Jikkyū affiliated with the Hokke school of the Nichiren sect of Zen Buddhism, which had a large following in Kyōto until crushed for a period by adherents of the Enryaku Temple in an event known as the Hokke Uprising. Jikkyū donated a separate residence to a scholarly monk named Nichikō for the founding of the Myōkoku Temple in the northern manor in Sakai. The lot was 300 meters across from east to west and 500 meters from north to south. Meanwhile, Nagayoshi and other members of the Miyoshi family followed Dairin Sōtō and Shōrei Sōkin of the Daitoku Temple school of the Rinzai sect of Zen Buddhism and built the Nanshū Temple in the southern manor of Sakai, having both economic as well as cultural impacts.
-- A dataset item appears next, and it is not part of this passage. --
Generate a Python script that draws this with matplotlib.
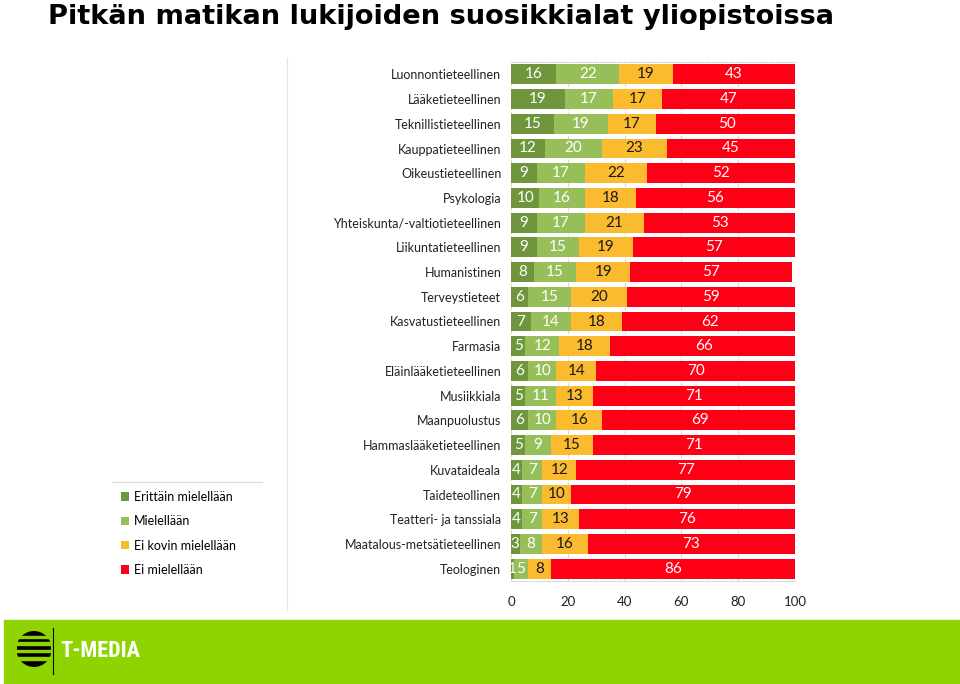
import matplotlib.pyplot as plt
import numpy as np
from matplotlib.lines import Line2D
from matplotlib.patches import Rectangle, Circle

plt.rcParams['font.family'] = ['Lato', 'DejaVu Sans']

# data
categories = ['Luonnontieteellinen', 'Lääketieteellinen', 'Teknillistieteellinen',
              'Kauppatieteellinen', 'Oikeustieteellinen', 'Psykologia',
              'Yhteiskunta/-valtiotieteellinen', 'Liikuntatieteellinen', 'Humanistinen',
              'Terveystieteet', 'Kasvatustieteellinen', 'Farmasia',
              'Eläinlääketieteellinen', 'Musiikkiala', 'Maanpuolustus',
              'Hammaslääketieteellinen', 'Kuvataideala', 'Taideteollinen',
              'Teatteri- ja tanssiala', 'Maatalous-metsätieteellinen', 'Teologinen']
erittain = [16, 19, 15, 12, 9, 10, 9, 9, 8, 6, 7, 5, 6, 5, 6, 5, 4, 4, 4, 3, 1]
mielellaan = [22, 17, 19, 20, 17, 16, 17, 15, 15, 15, 14, 12, 10, 11, 10, 9, 7, 7, 7, 8, 5]
ei_kovin = [19, 17, 17, 23, 22, 18, 21, 19, 19, 20, 18, 18, 14, 13, 16, 15, 12, 10, 13, 16, 8]
ei = [43, 47, 50, 45, 52, 56, 53, 57, 57, 59, 62, 66, 70, 71, 69, 71, 77, 79, 76, 73, 86]
series_names = ['Erittäin mielellään', 'Mielellään', 'Ei kovin mielellään', 'Ei mielellään']
xticks = [0, 20, 40, 60, 80, 100]

colors = ['#6f963d', '#97bf59', '#fbbb2e', '#fe0016']
text_colors = ['white', 'white', '#1a1a1a', 'white']
band = '#8fd300'

fig = plt.figure(figsize=(9.6, 6.84), dpi=100)
W, H = 960, 684
ax = fig.add_axes([511 / W, 1 - 581 / H, (795 - 511) / W, (581 - 62) / H])

y = np.arange(len(categories))
left = np.zeros(len(categories))
for vals, col, tcol, name in zip([erittain, mielellaan, ei_kovin, ei], colors, text_colors, series_names):
    vals = np.array(vals)
    bars = ax.barh(y, vals, left=left, height=0.8, color=col, label=name, zorder=3)
    for b, v in zip(bars, vals):
        ax.text(b.get_x() + b.get_width() / 2, b.get_y() + b.get_height() / 2, str(v),
                ha='center', va='center', color=tcol, fontsize=11, zorder=4)
    left += vals

ax.set_ylim(len(categories) - 0.5, -0.5)
ax.set_xlim(0, 100)
ax.set_yticks(y)
ax.set_yticklabels(categories, fontsize=9, color='#222222')
ax.set_xticks(xticks)
ax.set_xticklabels([str(t) for t in xticks], fontsize=9.5, color='#222222')
ax.tick_params(axis='y', length=0, pad=7)
ax.tick_params(axis='x', length=0, pad=11)
ax.grid(axis='x', color='#d9d9d9', linestyle='--', linewidth=0.8, zorder=0)
for s in ax.spines.values():
    s.set_color('#d9d9d9')
    s.set_linestyle('--')
    s.set_linewidth(0.8)
ax.spines['left'].set_visible(False)
ax.spines['right'].set_visible(False)

# legend
handles, labels = ax.get_legend_handles_labels()
leg = fig.legend(handles, labels, loc='upper left', bbox_to_anchor=(116 / W, 1 - 486 / H),
                 frameon=False, fontsize=9, handlelength=0.65, handleheight=0.65,
                 handletextpad=0.35, labelspacing=0.98, borderaxespad=0)
fig.add_artist(Line2D([112 / W, 262 / W], [1 - 482 / H, 1 - 482 / H], color='#d9d9d9', lw=0.8))
fig.add_artist(Line2D([287 / W, 287 / W], [1 - 58 / H, 1 - 610 / H], color='#e3e3e3', lw=0.8))

fig.text(48 / W, 1 - 24 / H, 'Pitkän matikan lukijoiden suosikkialat yliopistoissa',
         family='DejaVu Sans', fontweight='bold', fontsize=19.6, va='baseline', ha='left')

# footer band
fig.add_artist(Rectangle((4 / W, 0), 956 / W, 64 / H, transform=fig.transFigure,
                         color=band, zorder=0))
ax_logo = fig.add_axes([17 / W, 16 / H, 34 / W, 38 / H])
ax_logo.set_xlim(-1, 1)
ax_logo.set_ylim(-1.1, 1.1)
ax_logo.axis('off')
ax_logo.add_patch(Circle((0, 0), 1.0, color='black'))
for yy in [-0.62, -0.2, 0.22, 0.62]:
    ax_logo.add_patch(Rectangle((-1.2, yy), 2.4, 0.16, color=band))
fig.add_artist(Line2D([53 / W, 53 / W], [10 / H, 56 / H], color='black', lw=0.8))
fig.text(60 / W, 33 / H, 'T-MEDIA', color='white', fontsize=16, fontweight='bold',
         va='center', ha='left', family=['Roboto Condensed', 'Roboto', 'DejaVu Sans'])

fig.savefig('out.png', dpi=100)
Jikkyū entered the priesthood soon after killing his lord, Hosokawa Mochitaka. It is surmised that his desire for repentance for the murder of Mochitaka influenced his decision to enter the priesthood and affiliate with Nichikō; however, as noted, he first began using the Buddhist name of Jikkyū in 1558, five years after the death of Mochitaka.
Jikkyū was not as passionate about waka and renga as his older brother, Nagayoshi, but directed his attention to the tea ceremony instead. According to the diary of Yamanoue Sōji, a leading disciple of Sen no Rikyū, Jikkyū possessed over fifty valuable tea utensils, and, while also a bushō, was an individual of refined taste. Jikkyū was the only bushi whom Sōji referred to as being of this nature. Moreover, among the valuable pieces owned by Jikkyū, Sōji praised the crescent moon tea kettle as of unparalleled quality. This kettle, along with many of the other pieces owned by Jikkyū, were transferred to Oda Nobunaga and lost to fire during the coup d’état against Nobunaga known as the Honnō Temple Incident on 6/2 of Tenshō 10 (1582).
His death poems in the waka style are well-known. There is a story that, at the memorial service for Jikkyū, Takeno Jōou recited such a poem to express feelings of lament, but this is not correct because Jōou had died before Jikkyū’s own death in battle.
One account notes that Jikkyū extorted Koshōshō (the daughter of Okamoto Mokusai and consort of Hosokawa Mochitaka and, later, the second wife of Jikkyū); however, many of the stories surrounding Koshōshō derive from military chronicles written in later eras during the Edo period and cannot be authenticated.
Jikkyū’s children included Miyoshi Nagaharu, Sogō Masayasu, and Atagi Jingorō (who inherited the Atagi family). In 1568, at the Buddhist ceremony marking the seventh anniversary of his death, there is a reference in the diary of Nichikō by which it is made clear that Nagaharu and Masayasu were children of a different mother.